As much as John McCain wants to mock Barack Obama's worldwide fame, it's Obama who's been taking a more local, less global advertising approach.
/ Source: National Journal

As much as 's camp wants to mock for his worldwide fame, it's McCain who's been spending lots of time lately playing up his longstanding relationships with foreign leaders. And it's Obama who's been taking a more local, less global advertising approach, tailoring ads to fit issues relevant to various regions of the country.

At a rally in York, Pa., on Tuesday, McCain drew on firsthand experience in Georgia to make some points about Russia's recent invasion. He even took to calling Georgian President Mikhail Saakashvili by his nickname, "Misha." But is his solidarity shoutout that "we are all Georgians" really so different from Obama's "people of Berlin, people of the world, this is our moment; this is our time"?

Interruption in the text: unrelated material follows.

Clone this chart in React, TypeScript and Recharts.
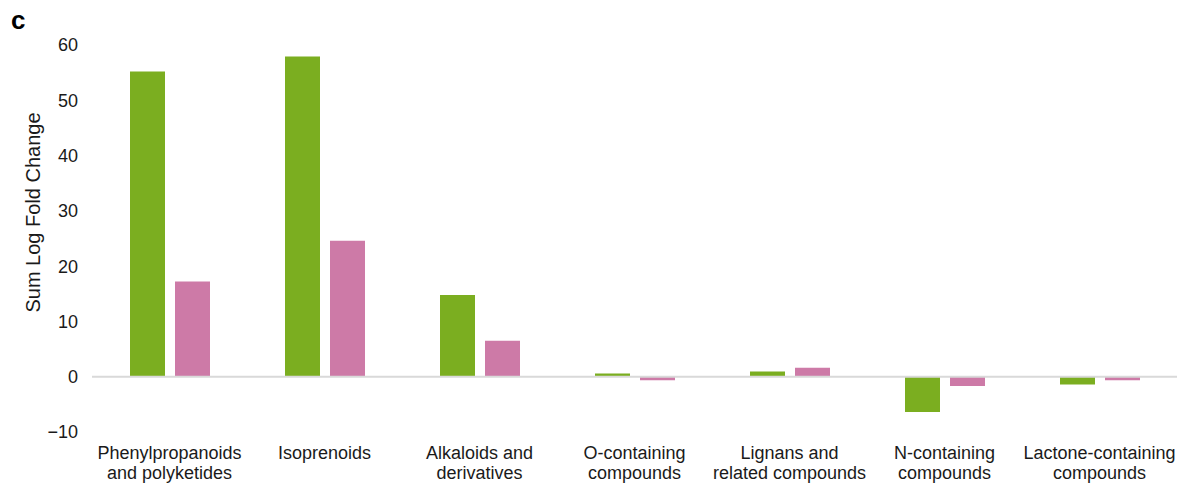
import { BarChart, Bar, XAxis, YAxis, ReferenceLine } from "recharts";

const categories = [
  "Phenylpropanoids and polyketides",
  "Isoprenoids",
  "Alkaloids and derivatives",
  "O-containing compounds",
  "Lignans and related compounds",
  "N-containing compounds",
  "Lactone-containing compounds",
];

// how each category name is broken over the two tick lines
const categoryLines = [
  ["Phenylpropanoids", "and polyketides"],
  ["Isoprenoids"],
  ["Alkaloids and", "derivatives"],
  ["O-containing", "compounds"],
  ["Lignans and", "related compounds"],
  ["N-containing", "compounds"],
  ["Lactone-containing", "compounds"],
];

const greenValues = [55.2, 57.9, 14.8, 0.6, 0.95, -6.4, -1.4];
const pinkValues = [17.2, 24.6, 6.5, -0.65, 1.6, -1.7, -0.65];

const yTicks = [-10, 0, 10, 20, 30, 40, 50, 60];

const data = categories.map((name, i) => ({
  name,
  green: greenValues[i],
  pink: pinkValues[i],
}));

const font = "Arial, 'Liberation Sans', sans-serif";

function CategoryTick({ x, y, payload }: any) {
  const idx = categories.indexOf(payload.value);
  const lines = categoryLines[idx] ?? [payload.value];
  return (
    <text x={x} y={y} textAnchor="middle" fontSize={18} fill="#1a1a1a" fontFamily={font}>
      {lines.map((line, i) => (
        <tspan key={i} x={x} dy={i === 0 ? 19 : 20}>
          {line}
        </tspan>
      ))}
    </text>
  );
}

export default function App() {
  return (
    <div style={{ position: "relative", width: 1179, height: 484, background: "#fff" }}>
      <style>{"body{margin:0}"}</style>
      <div
        style={{
          position: "absolute",
          left: 11,
          top: 5,
          fontFamily: font,
          fontWeight: "bold",
          fontSize: 26,
          lineHeight: "30px",
          color: "#000",
        }}
      >
        c
      </div>
      <BarChart
        width={1179}
        height={484}
        data={data}
        margin={{ top: 45, right: 2, left: 0, bottom: 0 }}
        barGap={10}
      >
        <XAxis
          dataKey="name"
          axisLine={false}
          tickLine={false}
          height={52}
          interval={0}
          tick={<CategoryTick />}
        />
        <YAxis
          width={92}
          domain={[-10, 60]}
          ticks={yTicks}
          axisLine={false}
          tickLine={false}
          tickMargin={8}
          tickFormatter={(v: number) => String(v).replace("-", "\u2212")}
          tick={{ fontSize: 18, fill: "#1a1a1a", fontFamily: font }}
          label={{
            value: "Sum Log Fold Change",
            angle: -90,
            position: "insideLeft",
            dx: 28,
            dy: -26,
            style: { textAnchor: "middle", fontSize: 20, fill: "#1a1a1a", fontFamily: font },
          }}
        />
        <ReferenceLine y={0} stroke="#d9d9d9" strokeWidth={2} />
        <Bar dataKey="green" fill="#7bae20" barSize={35} isAnimationActive={false} />
        <Bar dataKey="pink" fill="#cd7aa7" barSize={35} isAnimationActive={false} />
      </BarChart>
    </div>
  );
}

Any day McCain gets to flex his foreign policy muscles is a good day for him. And in a race where both sides are quick to pounce on the other for flip-flops, McCain has earned praise in the punditry world for his consistently hard line on Russia. The Arizona senator hopes to remind voters of Ronald Reagan and his defanging of the Soviet bear. But will echoes of the Cold War really resonate with most folks? For voters under 30, the U.S.S.R. is ancient history. When the Berlin Wall came down, the oldest of them were in high school and the youngest hadn't been born.

More important, while the Georgian conflict and its images are compelling, most Americans know little, if anything, about it. In his York speech, reports MSNBC/National Journal's Adam Aigner-Treworgy, McCain "plac[ed] the current conflict in a historical context, explaining the history of Georgia and recounting the invasions the country has survived." Usually, if you have to explain to voters why they should care about something, it's a sign that the issue probably won't gain that much traction. The Russian attacks also come at peak vacation time, when fewer people are reading newspapers or watching cable TV.

Obama's camp, meanwhile, has put up a collection of ads in recent days that home in on issues unique to their regions.

"Backyard" which is running on TV in Las Vegas and Reno, Nev., hits McCain for his support of storing nuclear waste at Yucca Mountain -- an unpopular position in the state. The campaign is also targeting bikers in Milwaukee, where Harley-Davidson is based, and in York, which has big production facilities; a radio ad  there accuses McCain of not caring about "American-made motorcycles," citing his opposition to requirements that the government buy American.

In Ohio, a radio ad charges that McCain's intervention on behalf of DHL is putting 8,200 Ohio jobs at risk, and rural voters are being encouraged to paint the Obama logo onto their barns.

The goal, it seems, is to wipe clear the "celebrity" image that McCain and Republicans are trying to pin on Obama. Yeah, he can captivate massive throngs in Berlin, the campaign is implying, but he also knows and cares about the real-life issues that affect Americans in their neighborhoods.

Still, the fact that all the new Obama ads are negative, with no focus on specific solutions, undermines his "different kind of politics" mantra. It's easy to roll out the opposition research book and cobble together an effective attack ad. It's much harder to come up with ads that talk about ways to bring about solutions to these often intractable problems.

Including, for instance, the ailing economy. That's one area where capturing voters' imagination or soothing their anxiety is a task yet to be completed.